Anywhere ice forms — ponds, waterways and rinks — New Yorkers have laced up their skates and gone gliding.

This December, the Museum of the City of New York is putting the city’s love affair with ice skating on view in a new collection of photographs, posters, paintings, lithographs and costumes, from its beginnings with the Dutch through today’s competitions.

“New York on Ice: Skating in the City,” which opens Dec. 20, will feature vintage photos of kids skating at Wollman Rink in Central Park, workers tinkering with water pipes at The Rink at Rockefeller Center, figure skaters showing off on the ice, and a number of illustrated postcards and other images of the city’s once-popular ice skating spots.

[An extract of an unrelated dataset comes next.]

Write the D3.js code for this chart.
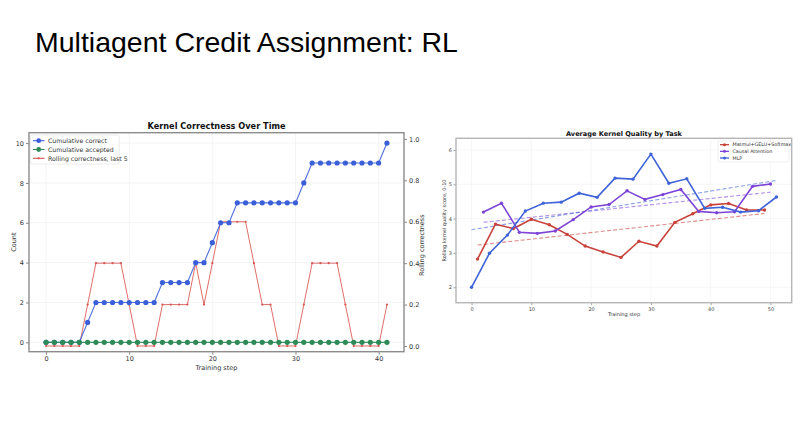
<!DOCTYPE html>
<html><head><meta charset="utf-8">
<script src="https://cdn.jsdelivr.net/npm/d3@7"></script>
<style>
body{margin:0;background:#fff;}
svg{display:block;}
text{font-family:"DejaVu Sans",sans-serif;fill:#333;}
</style></head>
<body>
<svg id="c" width="806" height="447"></svg>
<script>
// ---------- Data: left chart ----------
const stepsLeft = d3.range(0, 42);
const cumulativeCorrect = [0,0,0,0,0,1,2,2,2,2,2,2,2,2,3,3,3,3,4,4,5,6,6,7,7,7,7,7,7,7,7,8,9,9,9,9,9,9,9,9,9,10];
const cumulativeAccepted = stepsLeft.map(() => 0);
const rollingCorrectness = [0,0,0,0,0,0.2,0.4,0.4,0.4,0.4,0.2,0,0,0,0.2,0.2,0.2,0.2,0.4,0.2,0.4,0.6,0.6,0.6,0.6,0.4,0.2,0.2,0,0,0,0.2,0.4,0.4,0.4,0.4,0.2,0,0,0,0,0.2];
const leftXTicks = [0,10,20,30,40];
const leftYTicks = [0,2,4,6,8,10];
const leftY2Ticks = [0,0.2,0.4,0.6,0.8,1.0];
const leftLegend = ["Cumulative correct","Cumulative accepted","Rolling correctness, last 5"];

// ---------- Data: right chart ----------
const matmulSteps = [1,4,7,10,13,16,19,22,25,28,31,34,37,40,43,46,49];
const matmulValues = [2.82,3.84,3.71,3.98,3.82,3.54,3.20,3.03,2.87,3.34,3.20,3.89,4.14,4.40,4.44,4.25,4.25];
const attnSteps = [2,5,8,11,14,17,20,23,26,29,32,35,38,41,44,47,50];
const attnValues = [4.19,4.45,3.60,3.57,3.64,3.97,4.34,4.41,4.81,4.56,4.70,4.85,4.21,4.17,4.20,4.94,5.01];
const mlpSteps = [0,3,6,9,12,15,18,21,24,27,30,33,36,39,42,45,48,51];
const mlpValues = [2.00,2.99,3.52,4.22,4.45,4.48,4.74,4.62,5.18,5.15,5.88,5.03,5.16,4.30,4.33,4.19,4.23,4.63];
const rightXTicks = [0,10,20,30,40,50];
const rightYTicks = [2,3,4,5,6];
const rightLegend = ["Matmul+GELU+Softmax","Causal Attention","MLP"];

const svg = d3.select("#c");

// Slide title
svg.append("text").attr("x",35).attr("y",52)
  .style("font-family","'Liberation Sans',Arial,sans-serif")
  .style("font-size","28.5px").style("fill","#000")
  .text("Multiagent Credit Assignment: RL");

// ================= LEFT CHART =================
(function(){
  const L = {x0:29, x1:404, y0:132.7, y1:351.7};
  const x = d3.scaleLinear().domain([-2.05,43.05]).range([L.x0,L.x1]);
  const y = d3.scaleLinear().domain([-0.47,10.52]).range([L.y1,L.y0]);
  const y2 = d3.scaleLinear().domain([-0.0275,1.03]).range([L.y1,L.y0]);
  const g = svg.append("g");
  const fs = "6.5px";

  g.selectAll(".gx").data(leftXTicks).join("line")
    .attr("x1",d=>x(d)).attr("x2",d=>x(d)).attr("y1",L.y0).attr("y2",L.y1)
    .attr("stroke","#ececec").attr("stroke-width",0.6);
  g.selectAll(".gy").data(leftYTicks).join("line")
    .attr("y1",d=>y(d)).attr("y2",d=>y(d)).attr("x1",L.x0).attr("x2",L.x1)
    .attr("stroke","#ececec").attr("stroke-width",0.6);

  const ax = g.append("g").attr("transform",`translate(0,${L.y1})`)
    .call(d3.axisBottom(x).tickValues(leftXTicks).tickSize(3).tickPadding(2));
  const ay = g.append("g").attr("transform",`translate(${L.x0},0)`)
    .call(d3.axisLeft(y).tickValues(leftYTicks).tickSize(3).tickPadding(2));
  const ay2 = g.append("g").attr("transform",`translate(${L.x1},0)`)
    .call(d3.axisRight(y2).tickValues(leftY2Ticks).tickFormat(d3.format(".1f")).tickSize(3).tickPadding(2));
  [ax,ay,ay2].forEach(a=>{
    a.select(".domain").remove();
    a.selectAll(".tick line").attr("stroke","#555").attr("stroke-width",0.7);
    a.selectAll(".tick text").style("font-size",fs).style("fill","#333");
  });

  g.append("rect").attr("x",L.x0).attr("y",L.y0).attr("width",L.x1-L.x0).attr("height",L.y1-L.y0)
    .attr("fill","none").attr("stroke","#8c8c8c").attr("stroke-width",1.4);

  const blue="#3a5fd9", green="#2e8b57", red="#d9534f";
  const line = (ys)=>d3.line().x((d,i)=>x(stepsLeft[i])).y(d=>ys(d));
  g.append("path").datum(rollingCorrectness).attr("d",line(y2))
    .attr("fill","none").attr("stroke",red).attr("stroke-width",1).attr("opacity",0.85);
  g.selectAll(".rc").data(rollingCorrectness).join("circle")
    .attr("cx",(d,i)=>x(stepsLeft[i])).attr("cy",d=>y2(d)).attr("r",1.1).attr("fill",red);

  g.append("path").datum(cumulativeCorrect).attr("d",line(y))
    .attr("fill","none").attr("stroke",blue).attr("stroke-width",1.1).attr("opacity",0.9);
  g.selectAll(".cc").data(cumulativeCorrect).join("circle")
    .attr("cx",(d,i)=>x(stepsLeft[i])).attr("cy",d=>y(d)).attr("r",2.6).attr("fill",blue);

  g.append("path").datum(cumulativeAccepted).attr("d",line(y))
    .attr("fill","none").attr("stroke",green).attr("stroke-width",1.3).attr("opacity",0.9);
  g.selectAll(".ca").data(cumulativeAccepted).join("circle")
    .attr("cx",(d,i)=>x(stepsLeft[i])).attr("cy",d=>y(d)).attr("r",2.6).attr("fill",green);

  g.append("text").attr("x",(L.x0+L.x1)/2).attr("y",128.5).attr("text-anchor","middle")
    .style("font-size","8.2px").style("font-weight","bold").style("fill","#111")
    .text("Kernel Correctness Over Time");
  g.append("text").attr("x",(L.x0+L.x1)/2).attr("y",369.5).attr("text-anchor","middle")
    .style("font-size",fs).text("Training step");
  g.append("text").attr("transform",`translate(15.5,${(L.y0+L.y1)/2}) rotate(-90)`)
    .attr("text-anchor","middle").style("font-size",fs).text("Count");
  g.append("text").attr("transform",`translate(424,${(L.y0+L.y1)/2+3}) rotate(-90)`)
    .attr("text-anchor","middle").style("font-size",fs).text("Rolling correctness");

  const lg = g.append("g");
  lg.append("rect").attr("x",30.7).attr("y",135).attr("width",88.5).attr("height",29)
    .attr("rx",1.5).attr("fill","#fff").attr("fill-opacity",0.85).attr("stroke","#ddd").attr("stroke-width",0.6);
  const cols=[blue,green,red], rs=[2.4,2.4,1.1];
  leftLegend.forEach((t,i)=>{
    const yy = 140.7 + i*8.8;
    lg.append("line").attr("x1",33).attr("x2",44.5).attr("y1",yy).attr("y2",yy)
      .attr("stroke",cols[i]).attr("stroke-width",1.1);
    lg.append("circle").attr("cx",38.7).attr("cy",yy).attr("r",rs[i]).attr("fill",cols[i]);
    lg.append("text").attr("x",48).attr("y",yy+2.2).style("font-size","6.2px").text(t);
  });
})();

// ================= RIGHT CHART =================
(function(){
  const R = {x0:456, x1:791.7, y0:138.3, y1:302.7};
  const x = d3.scaleLinear().domain([-2.6,53.55]).range([R.x0,R.x1]);
  const y = d3.scaleLinear().domain([1.55,6.34]).range([R.y1,R.y0]);
  const g = svg.append("g");
  const fs = "5px";

  g.selectAll(".gx").data(rightXTicks).join("line")
    .attr("x1",d=>x(d)).attr("x2",d=>x(d)).attr("y1",R.y0).attr("y2",R.y1)
    .attr("stroke","#f0f0f0").attr("stroke-width",0.6);
  g.selectAll(".gy").data(rightYTicks).join("line")
    .attr("y1",d=>y(d)).attr("y2",d=>y(d)).attr("x1",R.x0).attr("x2",R.x1)
    .attr("stroke","#f0f0f0").attr("stroke-width",0.6);

  const ax = g.append("g").attr("transform",`translate(0,${R.y1})`)
    .call(d3.axisBottom(x).tickValues(rightXTicks).tickFormat(d3.format("d")).tickSize(2.5).tickPadding(2));
  const ay = g.append("g").attr("transform",`translate(${R.x0},0)`)
    .call(d3.axisLeft(y).tickValues(rightYTicks).tickFormat(d3.format("d")).tickSize(2.5).tickPadding(1.5));
  [ax,ay].forEach(a=>{
    a.select(".domain").remove();
    a.selectAll(".tick line").attr("stroke","#666").attr("stroke-width",0.6);
    a.selectAll(".tick text").style("font-size",fs).style("fill","#444");
  });

  g.append("rect").attr("x",R.x0).attr("y",R.y0).attr("width",R.x1-R.x0).attr("height",R.y1-R.y0)
    .attr("fill","none").attr("stroke","#b5b5b5").attr("stroke-width",1.4);

  const series = [
    {xs:matmulSteps, ys:matmulValues, c:"#c8413a"},
    {xs:attnSteps, ys:attnValues, c:"#7c45d8"},
    {xs:mlpSteps, ys:mlpValues, c:"#3f63d8"}
  ];
  series.forEach(s=>{
    const mx=d3.mean(s.xs), my=d3.mean(s.ys);
    const slope=d3.sum(s.xs,(v,i)=>(v-mx)*(s.ys[i]-my))/d3.sum(s.xs,v=>(v-mx)*(v-mx));
    const a=d3.min(s.xs), b=d3.max(s.xs);
    g.append("line").attr("x1",x(a)).attr("x2",x(b))
      .attr("y1",y(my+slope*(a-mx))).attr("y2",y(my+slope*(b-mx)))
      .attr("stroke",s.c).attr("stroke-width",1.1).attr("stroke-dasharray","4,2.2").attr("opacity",0.6);
  });
  series.forEach(s=>{
    const ln=d3.line().x((d,i)=>x(s.xs[i])).y(d=>y(d));
    g.append("path").datum(s.ys).attr("d",ln).attr("fill","none")
      .attr("stroke",s.c).attr("stroke-width",1.6);
    g.selectAll(null).data(s.ys).join("circle")
      .attr("cx",(d,i)=>x(s.xs[i])).attr("cy",d=>y(d)).attr("r",1.7).attr("fill",s.c);
  });

  g.append("text").attr("x",624).attr("y",135.5).attr("text-anchor","middle")
    .style("font-size","6.6px").style("font-weight","bold").style("fill","#111")
    .text("Average Kernel Quality by Task");
  g.append("text").attr("x",624).attr("y",316).attr("text-anchor","middle")
    .style("font-size",fs).text("Training step");
  g.append("text").attr("transform",`translate(445.5,${(R.y0+R.y1)/2}) rotate(-90)`)
    .attr("text-anchor","middle").style("font-size",fs).text("Rolling kernel quality score, 0-10");

  const lg=g.append("g");
  lg.append("rect").attr("x",718).attr("y",141).attr("width",71).attr("height",21)
    .attr("rx",1.5).attr("fill","#fff").attr("fill-opacity",0.85).attr("stroke","#ddd").attr("stroke-width",0.5);
  rightLegend.forEach((t,i)=>{
    const yy=144.7+i*6.65;
    lg.append("line").attr("x1",720).attr("x2",729).attr("y1",yy).attr("y2",yy)
      .attr("stroke",series[i].c).attr("stroke-width",1.3);
    lg.append("circle").attr("cx",724.5).attr("cy",yy).attr("r",1.5).attr("fill",series[i].c);
    lg.append("text").attr("x",732.5).attr("y",yy+1.7).style("font-size","4.8px").text(t);
  });
})();
</script>
</body></html>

“In curating this exhibition, I’ve discovered that ice-skating provides a fascinating window onto a lot of different aspects of city life, including the history of popular culture and nightlife, the development of public parks and the rise of midtown Manhattan as an entertainment district,” said Frances Rosenfeld, the museums curator said. “It’s a seemingly innocuous topic which turns out to have great depths.”

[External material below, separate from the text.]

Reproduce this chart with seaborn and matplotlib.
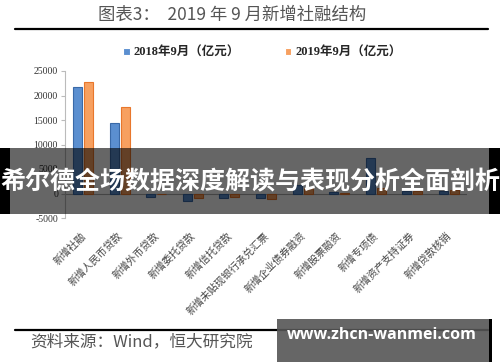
import matplotlib
matplotlib.use("Agg")
import matplotlib.pyplot as plt
import seaborn as sns
import pandas as pd
from matplotlib.patches import Rectangle
from matplotlib.lines import Line2D

categories = ["新增社融", "新增人民币贷款", "新增外币贷款", "新增委托贷款", "新增信托贷款",
              "新增未贴现银行承兑汇票", "新增企业债券融资", "新增股票融资", "新增专项债",
              "新增资产支持证券", "新增贷款核销"]
series_names = ["2018年9月（亿元）", "2019年9月（亿元）"]
values_2018 = [21700, 14300, -780, -1500, -900, -1000, 1700, 290, 7200, 500, 600]
values_2019 = [22700, 17700, -10, -900, -650, -1100, 1200, 200, 1100, 550, 800]
yticks = [-5000, 0, 5000, 10000, 15000, 20000, 25000]

df = pd.DataFrame({
    "cat": categories * 2,
    "year": [series_names[0]] * len(categories) + [series_names[1]] * len(categories),
    "val": values_2018 + values_2019,
})

sns.set_theme(style="white")
plt.rcParams["font.family"] = ["Noto Sans CJK SC", "DejaVu Sans"]

W, H = 500, 362
fig = plt.figure(figsize=(5, 3.62), dpi=100)
fig.patch.set_facecolor("white")

ax = fig.add_axes([65 / W, 1 - 218 / H, (467 - 65) / W, (218 - 71) / H])
blue_face, blue_edge = "#5b8fd0", "#3a6aa8"
orange_face, orange_edge = "#f7a060", "#e8772c"
sns.barplot(data=df, x="cat", y="val", hue="year", palette=[blue_face, orange_face],
            width=0.6, gap=0.18, ax=ax, legend=True, linewidth=0.8, saturation=1)
for cont, ec in zip(ax.containers, [blue_edge, orange_edge]):
    for p in cont:
        p.set_edgecolor(ec)

ax.set_ylim(-5000, 25000)
ax.set_xlim(-0.5, len(categories) - 0.5)
ax.set_yticks(yticks)
ax.set_yticklabels([str(v) for v in yticks], fontfamily="Liberation Serif", fontsize=7, color="#333333")
ax.axhline(0, color="#aaaaaa", lw=0.8, zorder=0.5)
for s in ["top", "right", "bottom"]:
    ax.spines[s].set_visible(False)
ax.spines["left"].set_color("#bbbbbb")
ax.spines["left"].set_linewidth(0.8)
ax.tick_params(axis="y", left=True, length=3, width=0.8, color="#bbbbbb", pad=2)
ax.tick_params(axis="x", bottom=False)
ax.set_xlabel("")
ax.set_ylabel("")
ax.set_xticks(range(len(categories)))
ax.set_xticklabels([])
for i, c in enumerate(categories):
    ax.annotate(c, xy=(i, -5000), xycoords="data", xytext=(-2, -9), textcoords="offset points",
                rotation=45, ha="right", va="top", rotation_mode="anchor",
                fontsize=7.3, color="#444444")

sns.move_legend(ax, "center", bbox_to_anchor=(262 / W, 1 - 53 / H), bbox_transform=fig.transFigure,
                ncol=2, frameon=False, title=None, handlelength=0.55, handleheight=0.55,
                columnspacing=3.6, handletextpad=0.3,
                prop={"family": ["Liberation Serif", "Noto Sans CJK SC"], "size": 9, "weight": "bold"})

# title and rules
fig.text(232 / W, 1 - 15 / H, "图表3：  2019 年 9 月新增社融结构", ha="center", va="center",
         fontsize=12.5, color="#555555")
fig.add_artist(Line2D([15 / W, 488 / W], [1 - 29 / H] * 2, color="black", lw=1.6))
fig.add_artist(Line2D([15 / W, 488 / W], [1 - 330 / H] * 2, color="black", lw=1.6))
fig.text(30 / W, 1 - 342 / H, "资料来源：Wind，恒大研究院", ha="left", va="center",
         fontsize=12, color="#555555", style="italic")

# banner overlay
fig.add_artist(Rectangle((0, 1 - 214 / H), 1, 66 / H, transform=fig.transFigure,
                         facecolor="black", alpha=0.6, edgecolor="none", zorder=10))
fig.add_artist(Rectangle((0, 1 - 214 / H), 10 / W, 66 / H, transform=fig.transFigure,
                         facecolor="black", edgecolor="none", zorder=11))
fig.add_artist(Rectangle((489 / W, 1 - 214 / H), 11 / W, 66 / H, transform=fig.transFigure,
                         facecolor="black", edgecolor="none", zorder=11))
fig.text(0.5, 1 - 182 / H, "希尔德全场数据深度解读与表现分析全面剖析", ha="center", va="center",
         fontsize=18, color="white", fontweight="bold", zorder=12)

# watermark box
fig.add_artist(Rectangle((277 / W, 0), (489 - 277) / W, (H - 319) / H, transform=fig.transFigure,
                         facecolor="#555555", alpha=0.9, edgecolor="none", zorder=10))
fig.add_artist(Rectangle((489 / W, 0), 3 / W, (H - 319) / H, transform=fig.transFigure,
                         facecolor="black", edgecolor="none", zorder=11))
fig.text(382 / W, 1 - 335 / H, "www.zhcn-wanmei.com", ha="center", va="center",
         fontsize=11.5, color="white", fontweight="bold", family="Open Sans", zorder=12)

fig.savefig("out.png", dpi=100)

In its 400 years as a city pastime, ice skating has gone from just a pastime to a competitive sport.

At its start in New York City, skating was done by Dutch colonists in the 17th century, which was then picked up by British settlers, who continued the tradition. Frozen ponds and lakes were where it happened, but with the opening of the first section of Central Park in December 1858, where the Lake is located, the sport erupted, according to the museum.

“Skating mania” pervaded the city and rinks became the norm. In fact, a man named Thomas Healy created a skating rink for performances on the highest level of a restaurant he called Golden Glades in 1916, according to a Bronxville Review article from the time. A postcard of the magnificent place, which was located at Broadway and 66th Street, can be seen within the collection.

Drama and Broadway-like shows — think “Disney on Ice” — took place during the period, too, the museum said. One image shows the star of a an extravaganza at the New York Hippodrome, “Hip! Hip! Hooray,” posing on ice.

Some of the costumes and clothing worn during the craze and from recent decades, including a coat lined with mink and hockey player Jake Forbe’s New York Americans jersey from 1925-26, will be displayed as well.The exhibit is on through April 15, from 10 a.m. to 6 p.m. daily. Tickets are $18.